**Given records:**
>>>>

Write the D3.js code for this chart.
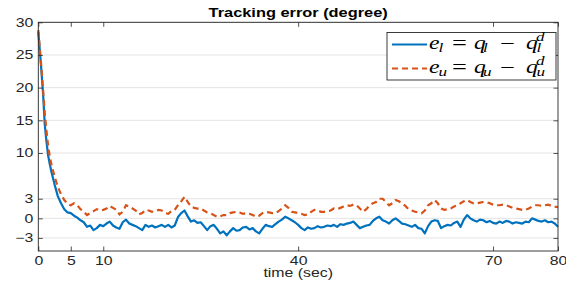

<<<<
>>>>

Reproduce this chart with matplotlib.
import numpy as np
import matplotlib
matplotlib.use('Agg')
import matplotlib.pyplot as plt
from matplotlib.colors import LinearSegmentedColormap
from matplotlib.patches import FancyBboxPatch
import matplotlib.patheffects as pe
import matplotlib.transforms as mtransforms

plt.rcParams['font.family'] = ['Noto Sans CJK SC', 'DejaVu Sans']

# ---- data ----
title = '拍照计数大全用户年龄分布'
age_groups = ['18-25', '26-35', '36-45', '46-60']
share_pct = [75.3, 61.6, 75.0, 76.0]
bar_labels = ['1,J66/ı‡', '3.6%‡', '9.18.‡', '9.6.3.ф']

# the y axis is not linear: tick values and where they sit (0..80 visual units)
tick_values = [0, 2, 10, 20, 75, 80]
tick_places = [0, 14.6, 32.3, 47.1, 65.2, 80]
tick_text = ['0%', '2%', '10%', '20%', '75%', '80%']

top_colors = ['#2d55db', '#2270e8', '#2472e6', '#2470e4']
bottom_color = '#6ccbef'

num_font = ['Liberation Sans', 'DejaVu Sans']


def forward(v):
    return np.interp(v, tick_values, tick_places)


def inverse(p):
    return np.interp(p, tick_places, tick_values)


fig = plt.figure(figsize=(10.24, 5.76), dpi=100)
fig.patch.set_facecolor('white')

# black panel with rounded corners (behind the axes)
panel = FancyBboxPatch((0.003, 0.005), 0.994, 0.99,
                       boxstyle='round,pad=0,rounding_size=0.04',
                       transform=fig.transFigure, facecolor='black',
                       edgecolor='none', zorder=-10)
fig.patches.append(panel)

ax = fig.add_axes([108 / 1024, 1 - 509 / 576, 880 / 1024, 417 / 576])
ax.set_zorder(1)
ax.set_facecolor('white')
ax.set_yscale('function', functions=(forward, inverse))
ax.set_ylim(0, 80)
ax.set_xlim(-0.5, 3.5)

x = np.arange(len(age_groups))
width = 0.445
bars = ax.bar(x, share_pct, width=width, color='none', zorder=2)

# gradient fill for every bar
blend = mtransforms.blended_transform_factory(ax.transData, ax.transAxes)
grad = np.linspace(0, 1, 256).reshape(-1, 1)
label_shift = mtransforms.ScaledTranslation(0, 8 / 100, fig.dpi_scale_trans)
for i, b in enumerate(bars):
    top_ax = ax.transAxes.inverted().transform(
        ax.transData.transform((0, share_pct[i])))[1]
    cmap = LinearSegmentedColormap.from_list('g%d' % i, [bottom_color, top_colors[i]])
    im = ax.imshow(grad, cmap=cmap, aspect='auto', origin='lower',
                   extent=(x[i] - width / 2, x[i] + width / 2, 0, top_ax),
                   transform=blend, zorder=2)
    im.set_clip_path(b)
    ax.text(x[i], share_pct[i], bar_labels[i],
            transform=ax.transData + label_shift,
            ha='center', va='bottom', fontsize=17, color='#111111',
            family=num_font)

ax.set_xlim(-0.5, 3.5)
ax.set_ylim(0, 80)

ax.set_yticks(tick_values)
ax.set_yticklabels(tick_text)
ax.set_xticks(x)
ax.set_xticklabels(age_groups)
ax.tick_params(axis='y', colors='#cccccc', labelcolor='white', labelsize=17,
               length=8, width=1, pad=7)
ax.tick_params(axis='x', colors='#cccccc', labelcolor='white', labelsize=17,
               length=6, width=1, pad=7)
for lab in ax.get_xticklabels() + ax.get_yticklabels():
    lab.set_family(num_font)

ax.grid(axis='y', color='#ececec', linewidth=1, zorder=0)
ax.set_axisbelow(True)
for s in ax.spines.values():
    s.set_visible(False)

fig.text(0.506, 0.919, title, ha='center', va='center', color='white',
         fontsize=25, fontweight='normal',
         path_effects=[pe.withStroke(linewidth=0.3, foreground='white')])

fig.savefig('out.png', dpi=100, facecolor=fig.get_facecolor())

<<<<

**Goal of the exercise:**
Provide an exact reproduction of only those lines that start at the line containing "Reproduce this chart with matplotlib." and end at the line containing "bar_labels = ['1,J66/ı‡', '3.6%‡', '9.18.‡', '9.6.3.ф']", inclusive.

**Problem solution:**
Reproduce this chart with matplotlib.
import numpy as np
import matplotlib
matplotlib.use('Agg')
import matplotlib.pyplot as plt
from matplotlib.colors import LinearSegmentedColormap
from matplotlib.patches import FancyBboxPatch
import matplotlib.patheffects as pe
import matplotlib.transforms as mtransforms

plt.rcParams['font.family'] = ['Noto Sans CJK SC', 'DejaVu Sans']

# ---- data ----
title = '拍照计数大全用户年龄分布'
age_groups = ['18-25', '26-35', '36-45', '46-60']
share_pct = [75.3, 61.6, 75.0, 76.0]
bar_labels = ['1,J66/ı‡', '3.6%‡', '9.18.‡', '9.6.3.ф']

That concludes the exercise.